Rousseau, déjà pétri de contradictions, en manifestera bien d’autres à l’égard de ses confrères en philosophie nouvelle, à commencer par Voltaire. On imagine trop facilement que, de la mouvance d’ensemble des Lumières, sont sorties, flambant neuves, les notions de progrès, de raison, de justice, d’égalité et d’irréligion, définissant du même coup l’esprit de gauche. Mais sur chacun de ces thèmes, au sein même des Lumières, les débats effectifs ou implicites ont fait rage. D’ailleurs, leur généalogie elle-même est complexe. Paul Hazard faisait remonter au demi-siècle entourant l’an 1700 le moment de la « crise de la conscience européenne ». C’est aussi à cette période que Frédéric Rouvillois situe L’invention du progrès (CNRS éditions, 2010).

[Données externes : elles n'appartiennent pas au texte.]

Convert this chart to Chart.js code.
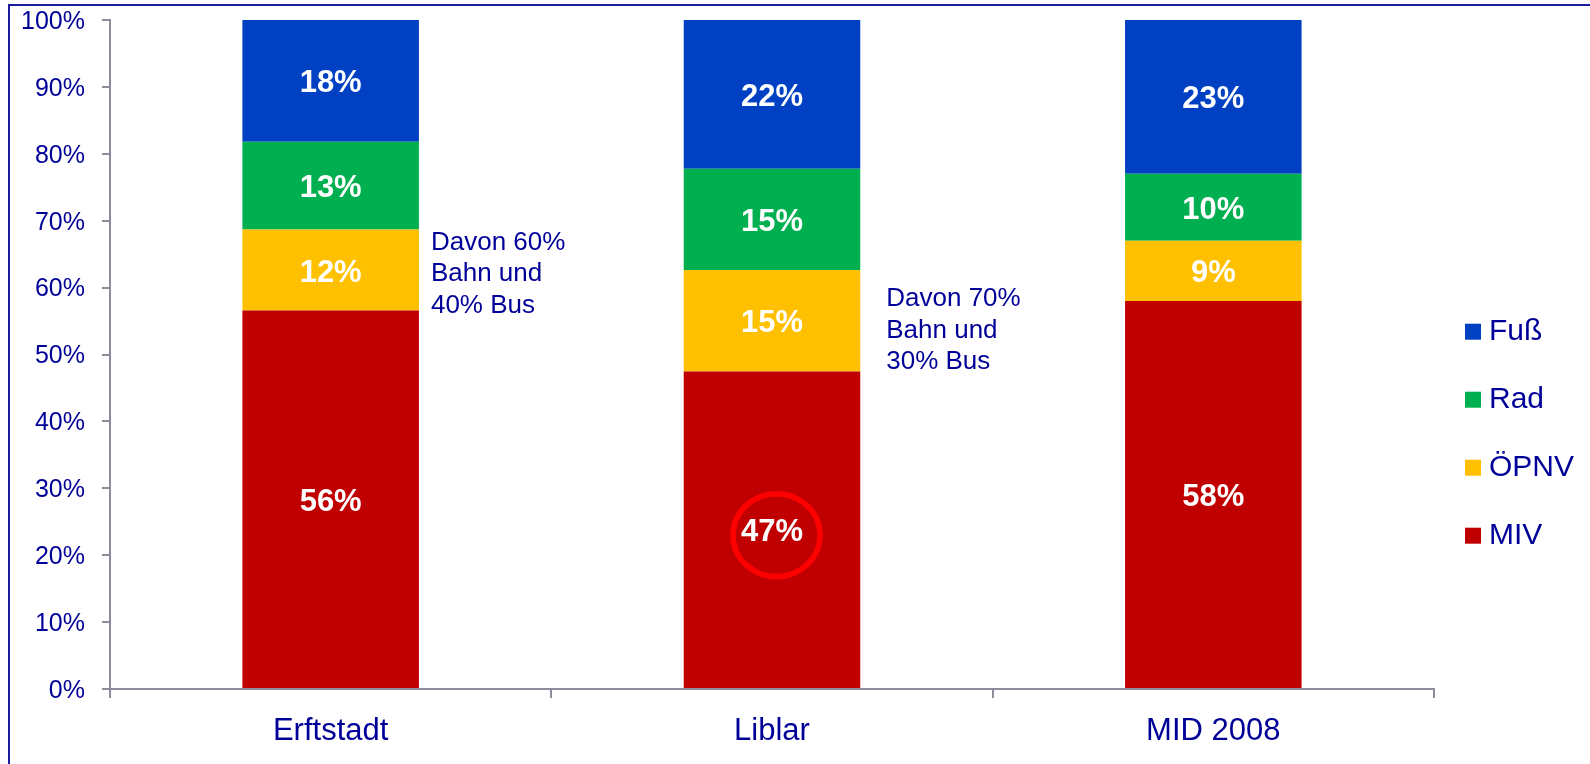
<!DOCTYPE html>
<html>
<head>
<meta charset="utf-8">
<script src="https://cdn.jsdelivr.net/npm/chart.js@4/dist/chart.umd.min.js"></script>
<style>
  html, body { margin: 0; padding: 0; background: #fff; overflow: hidden; }
  #frame {
    position: absolute; left: 8px; top: 4px; width: 2000px; height: 2000px;
    border-top: 2px solid #1c1ca0; border-left: 2px solid #1c1ca0;
  }
  #wrap { position: absolute; left: 0; top: 0; width: 1590px; height: 764px; }
</style>
</head>
<body>
<div id="frame"></div>
<div id="wrap"><canvas id="chart"></canvas></div>
<script>
// values (shares in %, drawn as 100% stacked bars)
const categories = ['Erftstadt', 'Liblar', 'MID 2008'];
const mivValues = [56, 47, 58];
const oepnvValues = [12, 15, 9];
const radValues = [13, 15, 10];
const fussValues = [18, 22, 23];

const seriesNames = ['MIV', 'ÖPNV', 'Rad', 'Fuß'];
const seriesColors = ['#c00000', '#ffc000', '#00b050', '#0041c4'];

// notes next to the ÖPNV segments
const notes = [
  { category: 'Erftstadt', lines: ['Davon 60%', 'Bahn und', '40% Bus'], dx: 12, dy: 4 },
  { category: 'Liblar', lines: ['Davon 70%', 'Bahn und', '30% Bus'], dx: 26, dy: 10 }
];
const highlight = { category: 'Liblar', series: 'MIV' };

const textBlue = '#000099';
const axisGrey = '#8c8c9c';
const fontFamily = '"Liberation Sans", Arial, sans-serif';

Chart.defaults.font.family = fontFamily;
Chart.defaults.color = textBlue;

const allValues = [mivValues, oepnvValues, radValues, fussValues];
const totals = categories.map((c, j) => allValues.reduce((s, arr) => s + arr[j], 0));

const datasets = allValues.map(function (vals, i) {
  return {
    label: seriesNames[i],
    data: vals.map((v, j) => v / totals[j] * 100),
    rawValues: vals,
    backgroundColor: seriesColors[i],
    borderWidth: 0,
    categoryPercentage: 0.4,
    barPercentage: 1
  };
});

const labelPlugin = {
  id: 'segmentLabels',
  afterDatasetsDraw(chart) {
    const ctx = chart.ctx;
    ctx.save();

    // white value labels in the middle of each segment
    ctx.font = 'bold 31px ' + fontFamily;
    ctx.fillStyle = '#ffffff';
    ctx.textAlign = 'center';
    ctx.textBaseline = 'middle';
    chart.data.datasets.forEach(function (ds, i) {
      chart.getDatasetMeta(i).data.forEach(function (bar, j) {
        const p = bar.getProps(['x', 'y', 'base'], true);
        ctx.fillText(ds.rawValues[j] + '%', p.x, (p.y + p.base) / 2 + 3);
      });
    });

    // side notes about the ÖPNV share
    const oIdx = seriesNames.indexOf('ÖPNV');
    ctx.font = '26px ' + fontFamily;
    ctx.fillStyle = textBlue;
    ctx.textAlign = 'left';
    notes.forEach(function (n) {
      const j = categories.indexOf(n.category);
      const p = chart.getDatasetMeta(oIdx).data[j].getProps(['x', 'y', 'base', 'width'], true);
      const left = p.x + p.width / 2 + n.dx;
      const mid = (p.y + p.base) / 2 + n.dy;
      n.lines.forEach(function (line, k) {
        ctx.fillText(line, left, mid + (k - 1) * 31.5);
      });
    });

    // red circle around the highlighted value
    const hj = categories.indexOf(highlight.category);
    const hi = seriesNames.indexOf(highlight.series);
    const hp = chart.getDatasetMeta(hi).data[hj].getProps(['x', 'y', 'base'], true);
    ctx.beginPath();
    ctx.ellipse(hp.x + 4.5, (hp.y + hp.base) / 2 + 5.5, 43.5, 41.5, 0, 0, Math.PI * 2);
    ctx.lineWidth = 5.5;
    ctx.strokeStyle = '#ff0000';
    ctx.stroke();

    ctx.restore();
  }
};

new Chart(document.getElementById('chart'), {
  type: 'bar',
  data: { labels: categories, datasets: datasets },
  plugins: [labelPlugin],
  options: {
    responsive: true,
    maintainAspectRatio: false,
    animation: false,
    layout: { padding: { top: 20, left: 0, right: 6, bottom: 0 } },
    plugins: {
      tooltip: { enabled: false },
      legend: {
        position: 'right',
        reverse: true,
        title: { display: true, text: '', font: { size: 12 }, padding: { top: 69, bottom: 0 } },
        labels: {
          usePointStyle: true,
          pointStyle: 'rect',
          boxWidth: 2,
          boxHeight: 16,
          padding: 38,
          color: textBlue,
          font: { size: 30 }
        }
      }
    },
    scales: {
      x: {
        stacked: true,
        afterFit: function (scale) { scale.height = 75; },
        grid: { drawOnChartArea: false, drawTicks: true, tickLength: 9, color: axisGrey, lineWidth: 2 },
        border: { display: true, color: axisGrey, width: 2 },
        ticks: { color: textBlue, font: { size: 31 }, padding: 15 }
      },
      y: {
        stacked: true,
        min: 0,
        max: 100,
        afterFit: function (scale) {
          scale.width = 110;
          scale.paddingTop = 0;
          scale.paddingBottom = 0;
        },
        grid: { drawOnChartArea: false, drawTicks: true, tickLength: 8, color: axisGrey, lineWidth: 2 },
        border: { display: true, color: axisGrey, width: 2 },
        ticks: {
          stepSize: 10,
          color: textBlue,
          font: { size: 25 },
          padding: 17,
          labelOffset: 2,
          callback: function (v) { return v + '%'; }
        }
      }
    }
  }
});
</script>
</body>
</html>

Si l’origine du clivage droite-gauche apparaît difficile à trancher, on s’accorde cependant à considérer que l’apparition des deux vocables date de la Révolution, quand furent désignés le « côté droit » et le « côté gauche » du président de l’Assemblée. C’est Camille Desmoulins qui, le premier, au moment de la création des assignats, en aurait fait usage. La distinction droite-gauche commencera à entrer dans le jargon parlementaire sous la Restauration : c’est même l’un des signes révélateurs de la naissance du parlementarisme sous Louis XVIII. Mais nous sommes encore très loin de l’usage actuel.

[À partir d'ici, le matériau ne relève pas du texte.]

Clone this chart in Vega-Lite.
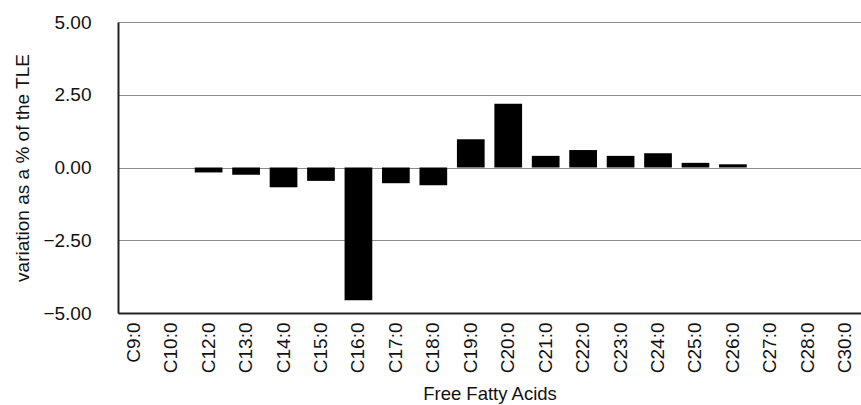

Pendant tout le XIXe siècle, alors que la France connaissait, avec le développement industriel et commercial, de profondes mutations sociales, les contemporains restaient encore loin de parler de la droite et de la gauche de la manière qui nous est familière. La IIIe République à ses débuts, tout occupée à mettre en place un parlementarisme républicain, ne cherchait pas à monter les conflits en épingle. Ce qui, en dépit de la montée de l’anticléricalisme, durera jusqu’aux approches de l’année 1900.

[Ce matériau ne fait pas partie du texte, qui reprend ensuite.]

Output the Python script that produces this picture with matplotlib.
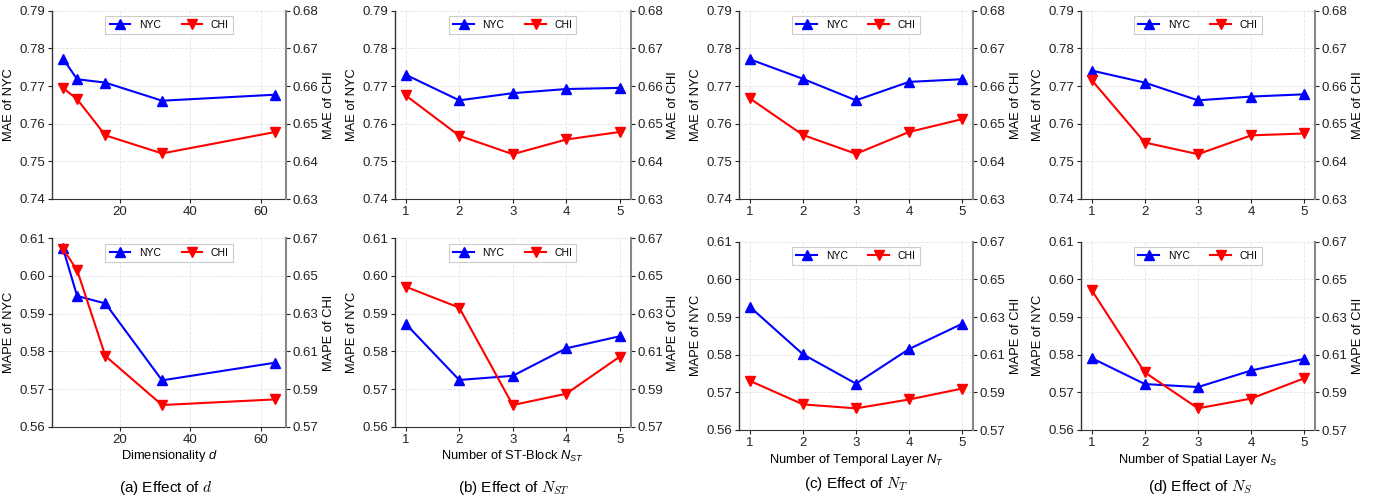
import matplotlib
matplotlib.use("Agg")
import matplotlib.pyplot as plt

plt.rcParams['font.family'] = ['Liberation Sans', 'DejaVu Sans']
plt.rcParams['mathtext.fontset'] = 'custom'
plt.rcParams['mathtext.it'] = 'Liberation Sans:italic'
plt.rcParams['mathtext.rm'] = 'Liberation Sans'

# x values
d_vals = [4, 8, 16, 32, 64]
n_vals = [1, 2, 3, 4, 5]

# (a) dimensionality d
a_mae_nyc = [0.7773, 0.7718, 0.7709, 0.7661, 0.7677]
a_mae_chi = [0.6595, 0.6565, 0.6469, 0.6421, 0.6478]
a_mape_nyc = [0.6074, 0.5947, 0.5927, 0.5723, 0.5770]
a_mape_chi = [0.6644, 0.6531, 0.6075, 0.5815, 0.5845]

# (b) ST-blocks
b_mae_nyc = [0.7730, 0.7662, 0.7681, 0.7692, 0.7695]
b_mae_chi = [0.6575, 0.6468, 0.6419, 0.6458, 0.6478]
b_mape_nyc = [0.5873, 0.5724, 0.5735, 0.5808, 0.5840]
b_mape_chi = [0.6443, 0.6332, 0.5815, 0.5875, 0.6072]

# (c) temporal layers
c_mae_nyc = [0.7771, 0.7719, 0.7662, 0.7711, 0.7718]
c_mae_chi = [0.6567, 0.6470, 0.6420, 0.6478, 0.6512]
c_mape_nyc = [0.5927, 0.5801, 0.5723, 0.5815, 0.5882]
c_mape_chi = [0.5961, 0.5836, 0.5815, 0.5862, 0.5920]

# (d) spatial layers
d_mae_nyc = [0.7741, 0.7709, 0.7662, 0.7672, 0.7678]
d_mae_chi = [0.6616, 0.6450, 0.6419, 0.6469, 0.6474]
d_mape_nyc = [0.5791, 0.5722, 0.5714, 0.5758, 0.5789]
d_mape_chi = [0.6443, 0.6006, 0.5815, 0.5867, 0.5975]

xlabels = ['Dimensionality $d$', 'Number of ST-Block $N_{ST}$',
           'Number of Temporal Layer $N_T$', 'Number of Spatial Layer $N_S$']
captions = ['(a) Effect of $d$', '(b) Effect of $N_{ST}$',
            '(c) Effect of $N_T$', '(d) Effect of $N_S$']

mae_left_ticks = [0.74, 0.75, 0.76, 0.77, 0.78, 0.79]
mae_right_ticks = [0.63, 0.64, 0.65, 0.66, 0.67, 0.68]
mape_left_ticks = [0.56, 0.57, 0.58, 0.59, 0.60, 0.61]
mape_right_ticks = [0.57, 0.59, 0.61, 0.63, 0.65, 0.67]

W, H = 1375, 497
fig = plt.figure(figsize=(W / 100, H / 100), dpi=100)


def rect(x0, x1, y0, y1):
    # pixel box -> figure fraction
    return [x0 / W, 1 - y1 / H, (x1 - x0) / W, (y1 - y0) / H]


def panel(box, x, nyc, chi, lticks, rticks, lname, rname, xticks=None, xlabel=None):
    ax = fig.add_axes(box)
    ax2 = ax.twinx()
    l1, = ax.plot(x, nyc, 'b-', marker='^', ms=6.5, lw=1.5, label='NYC')
    l2, = ax2.plot(x, chi, 'r-', marker='v', ms=6.5, lw=1.5, label='CHI')
    ax.set_ylim(lticks[0], lticks[-1])
    ax2.set_ylim(rticks[0], rticks[-1])
    ax.set_yticks(lticks)
    ax2.set_yticks(rticks)
    ax.set_yticklabels(['%.2f' % v for v in lticks])
    ax2.set_yticklabels(['%.2f' % v for v in rticks])
    if xticks is not None:
        ax.set_xticks(xticks)
    ax.grid(True, color='#e3e3e3', lw=0.6, ls='--')
    ax.set_axisbelow(True)
    ax.set_ylabel(lname, fontsize=9.3, labelpad=3)
    ax2.set_ylabel(rname, fontsize=9.3, labelpad=3)
    if xlabel:
        ax.set_xlabel(xlabel, fontsize=9.3, labelpad=2)
    for a in (ax, ax2):
        a.spines['top'].set_visible(False)
        a.tick_params(labelsize=9.5, length=3, width=0.8, pad=2, colors='#222222')
        a.spines['left'].set_color('#333333')
        a.spines['bottom'].set_color('#333333')
    ax2.spines['right'].set_color('#888888')
    ax2.spines['right'].set_linewidth(1.5)
    ax.spines['left'].set_linewidth(1.0)
    ax2.spines['left'].set_visible(False)
    ax2.spines['bottom'].set_visible(False)
    ax.spines['right'].set_visible(False)
    leg = ax.legend([l1, l2], ['NYC', 'CHI'], loc='upper center', ncol=2,
                    fontsize=7.5, fancybox=False, framealpha=1,
                    edgecolor='#cccccc', borderaxespad=0.5)
    leg.get_frame().set_linewidth(0.8)
    return ax


xs = [(52.3, 286), (395, 630.5), (739.3, 972.7), (1081, 1315)]
top_y = [(10.7, 199)] * 4
bot_y = [(238.3, 426.7), (238.3, 426.7), (241.7, 430), (241.7, 430)]

mae_nyc = [a_mae_nyc, b_mae_nyc, c_mae_nyc, d_mae_nyc]
mae_chi = [a_mae_chi, b_mae_chi, c_mae_chi, d_mae_chi]
mape_nyc = [a_mape_nyc, b_mape_nyc, c_mape_nyc, d_mape_nyc]
mape_chi = [a_mape_chi, b_mape_chi, c_mape_chi, d_mape_chi]
xvals = [d_vals, n_vals, n_vals, n_vals]
xtick_sets = [[20, 40, 60], n_vals, n_vals, n_vals]

cap_pos = [(166, 488), (514, 488), (856, 484), (1200, 487)]

for i in range(4):
    x0, x1 = xs[i]
    panel(rect(x0, x1, *top_y[i]), xvals[i], mae_nyc[i], mae_chi[i],
          mae_left_ticks, mae_right_ticks, 'MAE of NYC', 'MAE of CHI',
          xticks=xtick_sets[i])
    panel(rect(x0, x1, *bot_y[i]), xvals[i], mape_nyc[i], mape_chi[i],
          mape_left_ticks, mape_right_ticks, 'MAPE of NYC', 'MAPE of CHI',
          xticks=xtick_sets[i], xlabel=xlabels[i])
    cx, cy = cap_pos[i]
    fig.text(cx / W, 1 - cy / H, captions[i], ha='center', va='center',
             fontsize=11, math_fontfamily='cm')

fig.savefig('out.png', dpi=100)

L’État doit être préservée des pressions partisanes

Marcel Gauchet, dans un texte de 1992 sur La Droite et la Gauche, a établi, le premier semble-t-il, que l’apparition du fameux clivage se situe à cette époque, qui allait devenir pour d’autres raisons « la Belle époque ». Il a fallu un saut considérable, dit Gauchet, « pour passer du jargon des Chambres à ces emblèmes par excellence de l’identité politique, à ces catégories de base de la confrontation démocratique que droite et gauche nous sont devenues : usages qui ne s’établissent vraiment qu’à compter du début du xxe siècle ». En même temps que le déferlement des passions antireligieuses, l’affaire Dreyfus est passée par là : dreyfusards et antidreyfusards, tous partagés entre conscience blessée et révolte ardente, rendirent visible aux yeux de chacun une sanglante déchirure. Recouverte le temps d’une guerre par le voile patriotique de l’union sacrée, la fracture resta enfouie dans les consciences pour n’en plus sortir.

Mais les ambiguïtés de sens que présentait le clivage gauche-droite n’en étaient pas pour autant effacées, bien au contraire. L’apparition, les triomphes et la chute des totalitarismes du XXe siècle mirent à rude épreuve les sensibilités tant de droite que de gauche. Et ceux qui refusent le clivage semblent eux-mêmes frappés de la même malédiction : n’être ni de droite ni de gauche constitue tout autant la revendication du centrisme mou que celle du fascisme dur. Quant à ceux qui songent à la monarchie, leur appel à un prince qui transcende les clivages ne leur épargne pas les pressions de toutes sortes pour céder à l’esprit partisan.

Aujourd’hui, nos institutions instrumentalisent l’affrontement droite-gauche alors même que les Français, comme l’attestent les sondages, y croient de moins en moins : pour faire perdurer la mainmise des partis sur la vie politique, on entretient la conviction que c’est la seule manière d’assurer la démocratie. Alors que les choix politiques ont été largement délégués à des instances supranationales politiquement irresponsables, et que l’alternance se révèle un faux semblant de plus en plus dérisoire, la bipolarisation apparaît à certains – dont Julliard – comme la formule qui nous convient.

Les hommes politiques français sont fascinés par le modèle américain. Il y a de la pensée magique là-dedans : adoptons les institutions des États-Unis et nous deviendrons comme eux. Une fascination nourrie par l’hyper-médiatisation planétaire des élections américaines. Mais, plutôt que d’importer des habitudes efficaces ailleurs, ne peut-on réfléchir à ce qui a le mieux réussi en France ? Du point de vue institutionnel, on ne peut nier que le général De Gaulle l’a tenté. En refusant le clivage droite-gauche, refus inscrit dans l’essence même de la Ve République.

Car la principale question qui se pose aujourd’hui, c’est comment épargner aux fonctions régaliennes de l’état – affaires étrangères, défense, justice – d’être soumises aux effets délétères d’une fracture dont l’origine est obscure et la signification incertaine. Dans ce « domaine réservé », l’alternance droite-gauche que nous vivons fait des dégâts considérables.

Qu’existent des espaces de dialogue public où les sensibilités de toutes sortes s’expriment, qu’il y ait des assemblées faites pour cela, c’est tout à fait nécessaire : non seulement il faut un exutoire aux passions, mais l’esprit public a besoin de cadres pédagogiques pour se former. Mais qu’on n’abandonne plus l’avenir de la France et l’unité des Français aux hasards d’un combat de coqs.